In the meantime, the parents of an autistic child may use a Caregiver PHR with an accompanying care plan for children with special health care needs to coordinate the services delivered by medical and nonmedical professionals. Parents may also record and collect multi-source, multi-method data about the impact of parallel and successive drug and behavioral interventions on activities of daily living, self-injurious behavior,  and the achievement of prosocial communication and self-restraint goals.

I look forward to collaborating with advocacy groups in evaluations of the impact of the Caregiver PHR on parents' partnerships with Medical Home behavioral pediatricians and on their negotiations about "what works" with payers.

 

November 19, 2006

Foster Care

Download 111706_response_to_child_deaths_suggests.txt

With Thanksgiving one week away, the New York Times reported a sharp increase in the number of calls to New York City child abuse hot lines this year. At first glance, this seems to be dismal news. On closer inspection, a bit of good news emerges. More child abuse reports are the result of stricter enforcement in NYC schools of a 10-day rule for reporting educational neglect. The school is obligated to investigate if a child misses 10 consecutive school days and principals receive weekly reports about unresolved investigations of attendance problems.

Improved collaboration between schools and child welfare agencies in NYC is a first step in preventing the most vulnerable of our youth from "falling through the cracks." Ever thought about where those cracks are? (I know I used to step over sidewalk cracks so I wouldn't "break my mother's back.") Those cracks are gaps in information available to the institutions that are collectively responsible for children at risk.

Effective parents (and other family caregivers) keep track of their children's personal health information, sharing it as needed, with teachers and doctors. Children who live out their young lives in a series of foster care homes lack parents who are able and willing to painstakingly chronicle allergies, immunizations, developmental achievements and delays, ear infections, broken bones, and more. The schools, doctors, emergency rooms, and social service agencies that are collectively responsible for at-risk youth each maintain their own enterprise-centric records. But these fragmented, enterprise-centric records merely widen and deepen the information gaps through which at-risk youth keep tumbling.

An alliance, composed of all the institutional partners in child health, education, and welfare, could distribute child-centered  personal health records (PHRs) to all the youth for whom they are responsible. With Caregiver PHRs, they could improve the coordination of services delivered to youths whose need for more attention has been identified, as in New York City, by people who care.

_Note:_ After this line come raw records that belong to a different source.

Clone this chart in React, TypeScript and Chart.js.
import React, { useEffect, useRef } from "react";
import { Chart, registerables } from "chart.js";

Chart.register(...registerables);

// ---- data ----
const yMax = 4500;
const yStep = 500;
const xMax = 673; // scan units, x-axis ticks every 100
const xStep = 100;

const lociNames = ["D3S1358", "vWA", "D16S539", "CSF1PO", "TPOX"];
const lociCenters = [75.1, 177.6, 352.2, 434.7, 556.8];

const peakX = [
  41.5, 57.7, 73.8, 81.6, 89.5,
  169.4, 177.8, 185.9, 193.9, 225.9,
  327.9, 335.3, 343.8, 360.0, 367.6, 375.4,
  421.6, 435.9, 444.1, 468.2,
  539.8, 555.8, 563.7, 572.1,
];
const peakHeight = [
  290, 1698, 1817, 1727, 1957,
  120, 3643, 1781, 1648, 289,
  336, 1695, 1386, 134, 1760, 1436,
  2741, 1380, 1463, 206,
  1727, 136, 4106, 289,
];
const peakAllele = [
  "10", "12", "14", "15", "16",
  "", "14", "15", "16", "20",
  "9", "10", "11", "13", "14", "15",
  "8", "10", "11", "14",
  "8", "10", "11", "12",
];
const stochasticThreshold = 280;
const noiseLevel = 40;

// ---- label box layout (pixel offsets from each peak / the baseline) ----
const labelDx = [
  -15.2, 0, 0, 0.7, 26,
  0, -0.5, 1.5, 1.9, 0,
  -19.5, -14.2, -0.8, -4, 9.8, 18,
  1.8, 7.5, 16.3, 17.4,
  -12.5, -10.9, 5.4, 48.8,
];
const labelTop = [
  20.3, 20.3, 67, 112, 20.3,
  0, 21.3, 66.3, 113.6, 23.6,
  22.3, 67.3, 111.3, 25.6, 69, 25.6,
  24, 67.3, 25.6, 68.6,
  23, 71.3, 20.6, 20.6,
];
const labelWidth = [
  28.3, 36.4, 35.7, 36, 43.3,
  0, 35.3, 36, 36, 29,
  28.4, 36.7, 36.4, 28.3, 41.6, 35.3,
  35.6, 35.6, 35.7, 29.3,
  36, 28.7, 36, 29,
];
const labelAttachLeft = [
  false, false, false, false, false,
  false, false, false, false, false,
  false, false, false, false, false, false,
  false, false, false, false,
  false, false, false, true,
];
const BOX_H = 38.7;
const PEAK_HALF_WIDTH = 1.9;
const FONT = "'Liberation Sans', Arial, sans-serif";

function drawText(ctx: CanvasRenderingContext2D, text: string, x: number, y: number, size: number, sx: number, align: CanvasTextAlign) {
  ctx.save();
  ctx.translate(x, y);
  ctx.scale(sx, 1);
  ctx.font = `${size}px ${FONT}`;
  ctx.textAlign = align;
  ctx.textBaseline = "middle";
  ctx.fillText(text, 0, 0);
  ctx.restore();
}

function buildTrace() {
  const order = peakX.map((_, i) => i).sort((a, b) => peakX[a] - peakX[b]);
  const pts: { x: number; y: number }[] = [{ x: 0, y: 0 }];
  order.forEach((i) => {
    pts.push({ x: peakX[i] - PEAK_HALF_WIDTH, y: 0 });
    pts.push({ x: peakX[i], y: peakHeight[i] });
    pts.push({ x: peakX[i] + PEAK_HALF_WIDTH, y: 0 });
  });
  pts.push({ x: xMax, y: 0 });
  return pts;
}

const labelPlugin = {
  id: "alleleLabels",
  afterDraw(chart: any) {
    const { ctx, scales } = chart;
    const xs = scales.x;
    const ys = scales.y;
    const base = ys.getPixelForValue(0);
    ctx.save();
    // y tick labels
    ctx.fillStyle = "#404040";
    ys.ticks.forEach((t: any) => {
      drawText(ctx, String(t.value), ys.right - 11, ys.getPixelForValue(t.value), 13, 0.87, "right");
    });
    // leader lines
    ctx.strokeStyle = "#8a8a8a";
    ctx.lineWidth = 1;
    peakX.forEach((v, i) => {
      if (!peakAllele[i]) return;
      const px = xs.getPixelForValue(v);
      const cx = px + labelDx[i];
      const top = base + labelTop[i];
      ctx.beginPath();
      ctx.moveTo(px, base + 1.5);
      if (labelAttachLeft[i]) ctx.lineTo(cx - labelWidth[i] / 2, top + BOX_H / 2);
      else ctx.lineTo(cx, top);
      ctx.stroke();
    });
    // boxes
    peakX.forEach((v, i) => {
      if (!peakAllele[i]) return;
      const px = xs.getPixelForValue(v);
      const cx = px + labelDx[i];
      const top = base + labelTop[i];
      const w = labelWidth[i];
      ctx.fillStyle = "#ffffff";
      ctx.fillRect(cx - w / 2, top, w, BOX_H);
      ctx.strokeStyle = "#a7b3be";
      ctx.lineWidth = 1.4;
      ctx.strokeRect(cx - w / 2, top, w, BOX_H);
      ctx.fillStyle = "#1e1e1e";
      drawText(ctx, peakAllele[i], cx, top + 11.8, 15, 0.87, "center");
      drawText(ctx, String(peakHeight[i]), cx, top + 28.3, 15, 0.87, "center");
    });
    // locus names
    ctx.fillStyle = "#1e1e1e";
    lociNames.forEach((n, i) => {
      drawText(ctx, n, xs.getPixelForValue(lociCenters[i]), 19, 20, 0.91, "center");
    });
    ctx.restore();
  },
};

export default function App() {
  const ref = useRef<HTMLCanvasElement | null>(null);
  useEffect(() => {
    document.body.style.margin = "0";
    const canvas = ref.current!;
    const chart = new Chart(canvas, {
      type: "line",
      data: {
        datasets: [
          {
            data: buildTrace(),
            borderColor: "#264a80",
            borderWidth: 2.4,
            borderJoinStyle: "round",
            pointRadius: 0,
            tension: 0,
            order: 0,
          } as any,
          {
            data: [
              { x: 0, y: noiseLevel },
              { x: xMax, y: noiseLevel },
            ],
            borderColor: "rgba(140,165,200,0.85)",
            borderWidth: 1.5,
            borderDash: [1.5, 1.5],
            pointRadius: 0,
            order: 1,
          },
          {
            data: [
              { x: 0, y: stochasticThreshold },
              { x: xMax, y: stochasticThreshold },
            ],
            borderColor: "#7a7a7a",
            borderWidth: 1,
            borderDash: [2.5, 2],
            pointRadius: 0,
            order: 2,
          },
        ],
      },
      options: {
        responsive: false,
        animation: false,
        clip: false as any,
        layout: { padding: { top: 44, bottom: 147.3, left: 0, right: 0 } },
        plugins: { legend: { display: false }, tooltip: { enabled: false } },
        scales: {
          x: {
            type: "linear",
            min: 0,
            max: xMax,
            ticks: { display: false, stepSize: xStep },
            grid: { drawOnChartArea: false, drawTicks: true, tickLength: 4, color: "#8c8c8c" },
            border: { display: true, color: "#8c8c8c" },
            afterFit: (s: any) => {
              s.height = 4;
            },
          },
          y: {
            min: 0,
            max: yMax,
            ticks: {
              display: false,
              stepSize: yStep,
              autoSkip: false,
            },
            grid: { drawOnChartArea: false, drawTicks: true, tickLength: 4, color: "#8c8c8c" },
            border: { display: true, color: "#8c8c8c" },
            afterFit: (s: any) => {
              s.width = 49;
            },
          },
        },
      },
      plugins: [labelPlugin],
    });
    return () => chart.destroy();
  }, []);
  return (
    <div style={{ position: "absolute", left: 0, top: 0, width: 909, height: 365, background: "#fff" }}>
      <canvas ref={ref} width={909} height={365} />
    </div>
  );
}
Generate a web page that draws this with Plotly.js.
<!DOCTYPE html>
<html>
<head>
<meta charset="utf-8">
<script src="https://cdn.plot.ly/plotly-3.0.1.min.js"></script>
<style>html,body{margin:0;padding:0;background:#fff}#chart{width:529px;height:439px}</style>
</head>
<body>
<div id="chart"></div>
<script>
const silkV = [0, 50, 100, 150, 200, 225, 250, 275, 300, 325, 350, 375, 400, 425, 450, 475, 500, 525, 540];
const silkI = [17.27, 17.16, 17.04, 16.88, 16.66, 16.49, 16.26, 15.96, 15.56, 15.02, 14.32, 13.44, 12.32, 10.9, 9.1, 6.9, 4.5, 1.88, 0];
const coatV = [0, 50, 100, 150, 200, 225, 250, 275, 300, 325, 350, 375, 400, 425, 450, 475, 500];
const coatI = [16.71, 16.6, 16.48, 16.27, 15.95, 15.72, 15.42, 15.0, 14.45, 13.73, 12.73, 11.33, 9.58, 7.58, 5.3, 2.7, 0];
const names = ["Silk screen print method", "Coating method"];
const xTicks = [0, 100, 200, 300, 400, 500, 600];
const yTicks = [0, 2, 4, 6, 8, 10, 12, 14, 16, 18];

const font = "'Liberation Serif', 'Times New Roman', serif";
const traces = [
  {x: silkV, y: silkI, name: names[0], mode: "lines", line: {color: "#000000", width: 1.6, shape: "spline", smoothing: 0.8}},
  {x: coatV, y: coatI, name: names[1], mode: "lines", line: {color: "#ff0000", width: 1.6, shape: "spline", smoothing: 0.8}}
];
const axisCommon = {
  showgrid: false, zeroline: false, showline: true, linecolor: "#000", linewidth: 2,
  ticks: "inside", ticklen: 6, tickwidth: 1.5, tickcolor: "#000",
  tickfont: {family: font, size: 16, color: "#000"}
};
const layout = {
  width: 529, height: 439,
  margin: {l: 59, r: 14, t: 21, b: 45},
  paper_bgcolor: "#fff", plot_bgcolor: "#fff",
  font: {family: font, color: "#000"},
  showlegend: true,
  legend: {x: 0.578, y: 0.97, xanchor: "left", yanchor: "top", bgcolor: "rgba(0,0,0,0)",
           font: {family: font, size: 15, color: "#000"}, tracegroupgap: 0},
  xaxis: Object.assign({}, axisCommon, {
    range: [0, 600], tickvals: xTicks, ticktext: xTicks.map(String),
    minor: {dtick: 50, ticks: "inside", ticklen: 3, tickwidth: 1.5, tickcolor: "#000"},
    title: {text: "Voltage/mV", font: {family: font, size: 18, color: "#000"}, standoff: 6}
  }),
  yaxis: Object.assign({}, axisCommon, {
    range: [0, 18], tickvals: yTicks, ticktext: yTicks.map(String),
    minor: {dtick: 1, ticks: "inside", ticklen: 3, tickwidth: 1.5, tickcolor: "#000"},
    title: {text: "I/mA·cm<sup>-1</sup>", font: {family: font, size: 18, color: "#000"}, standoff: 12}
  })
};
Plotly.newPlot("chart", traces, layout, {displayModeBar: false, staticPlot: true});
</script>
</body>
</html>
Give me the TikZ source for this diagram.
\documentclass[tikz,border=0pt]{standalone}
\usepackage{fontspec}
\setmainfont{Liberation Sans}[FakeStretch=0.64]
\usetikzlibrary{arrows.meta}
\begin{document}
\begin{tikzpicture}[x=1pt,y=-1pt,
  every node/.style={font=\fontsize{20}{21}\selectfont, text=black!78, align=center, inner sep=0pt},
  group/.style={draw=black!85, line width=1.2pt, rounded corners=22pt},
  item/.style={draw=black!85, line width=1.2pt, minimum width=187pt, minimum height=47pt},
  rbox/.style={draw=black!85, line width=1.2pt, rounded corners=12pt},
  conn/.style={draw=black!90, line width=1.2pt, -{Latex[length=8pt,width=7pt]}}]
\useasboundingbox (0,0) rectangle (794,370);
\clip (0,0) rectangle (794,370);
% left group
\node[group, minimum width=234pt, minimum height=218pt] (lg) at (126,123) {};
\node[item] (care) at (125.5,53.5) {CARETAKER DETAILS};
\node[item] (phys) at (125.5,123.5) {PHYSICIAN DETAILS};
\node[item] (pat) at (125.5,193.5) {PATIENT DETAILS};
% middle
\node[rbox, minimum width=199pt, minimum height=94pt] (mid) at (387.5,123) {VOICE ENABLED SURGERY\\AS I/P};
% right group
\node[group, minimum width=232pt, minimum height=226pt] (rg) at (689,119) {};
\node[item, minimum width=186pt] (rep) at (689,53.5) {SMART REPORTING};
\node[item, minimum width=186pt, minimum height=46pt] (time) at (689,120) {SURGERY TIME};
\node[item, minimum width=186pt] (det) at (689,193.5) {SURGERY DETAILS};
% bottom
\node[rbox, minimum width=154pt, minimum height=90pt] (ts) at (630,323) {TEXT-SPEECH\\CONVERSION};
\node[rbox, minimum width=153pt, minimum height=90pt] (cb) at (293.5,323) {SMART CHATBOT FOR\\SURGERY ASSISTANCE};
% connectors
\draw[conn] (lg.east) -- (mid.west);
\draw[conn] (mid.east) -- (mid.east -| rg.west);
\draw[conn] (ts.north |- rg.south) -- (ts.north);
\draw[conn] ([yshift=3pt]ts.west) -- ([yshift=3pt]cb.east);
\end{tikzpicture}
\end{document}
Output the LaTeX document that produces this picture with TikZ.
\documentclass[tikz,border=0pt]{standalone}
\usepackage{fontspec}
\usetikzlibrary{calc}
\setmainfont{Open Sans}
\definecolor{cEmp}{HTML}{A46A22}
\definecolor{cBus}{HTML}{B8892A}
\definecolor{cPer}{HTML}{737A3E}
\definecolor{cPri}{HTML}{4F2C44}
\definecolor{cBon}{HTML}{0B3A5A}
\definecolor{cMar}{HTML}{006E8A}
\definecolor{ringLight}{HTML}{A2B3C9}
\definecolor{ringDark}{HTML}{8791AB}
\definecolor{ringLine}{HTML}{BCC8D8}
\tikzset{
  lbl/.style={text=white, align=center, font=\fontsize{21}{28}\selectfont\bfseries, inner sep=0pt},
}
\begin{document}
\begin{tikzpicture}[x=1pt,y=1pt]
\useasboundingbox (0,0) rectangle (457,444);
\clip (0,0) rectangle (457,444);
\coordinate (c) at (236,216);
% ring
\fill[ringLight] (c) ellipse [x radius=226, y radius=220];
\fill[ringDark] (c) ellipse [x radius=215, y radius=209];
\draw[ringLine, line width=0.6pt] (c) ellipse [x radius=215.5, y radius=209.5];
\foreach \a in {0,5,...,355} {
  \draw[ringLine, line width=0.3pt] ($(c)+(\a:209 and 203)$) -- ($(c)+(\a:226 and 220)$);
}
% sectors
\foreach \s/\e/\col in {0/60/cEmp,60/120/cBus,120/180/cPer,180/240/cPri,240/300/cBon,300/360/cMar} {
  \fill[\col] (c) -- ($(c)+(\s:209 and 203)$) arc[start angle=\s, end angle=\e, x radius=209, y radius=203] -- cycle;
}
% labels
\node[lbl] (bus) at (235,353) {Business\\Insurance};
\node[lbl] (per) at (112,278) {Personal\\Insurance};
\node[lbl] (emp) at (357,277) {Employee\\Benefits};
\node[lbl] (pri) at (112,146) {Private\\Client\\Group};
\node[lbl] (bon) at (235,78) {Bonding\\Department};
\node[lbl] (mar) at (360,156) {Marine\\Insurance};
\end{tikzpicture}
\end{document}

Workers in nonprofit agencies that subcontract with the city to serve youth in foster care could have online access to clients' PHRs, anytime, anywhere, including from cell phones. Their agencies could exchange data with their multiple external databases and software applications. The city's child welfare and education departments could have immediate online emergency access to a client's PHR (prompted by system notifications about agency noncompliance with city procedures) and routine online access to aggregate data as needed for customary and ad hoc reports. Data could be exchanged on a recurring schedule between the Caregiver's relational databases and the city's numerous databases and software applications.

In my role as university professor, and with my public policy research colleagues, Tom Horan at the Kay Center, Claremont Graduate University, and David Stapleton, Cornell University, I would welcome an opportunity to conduct a pilot test in the City of New York regarding uses of personal health records to improve cost-effective care for children in foster care. Comment on this post, please, if you have suggestions about how to make this happen (aside from emailing Mayor Bloomberg).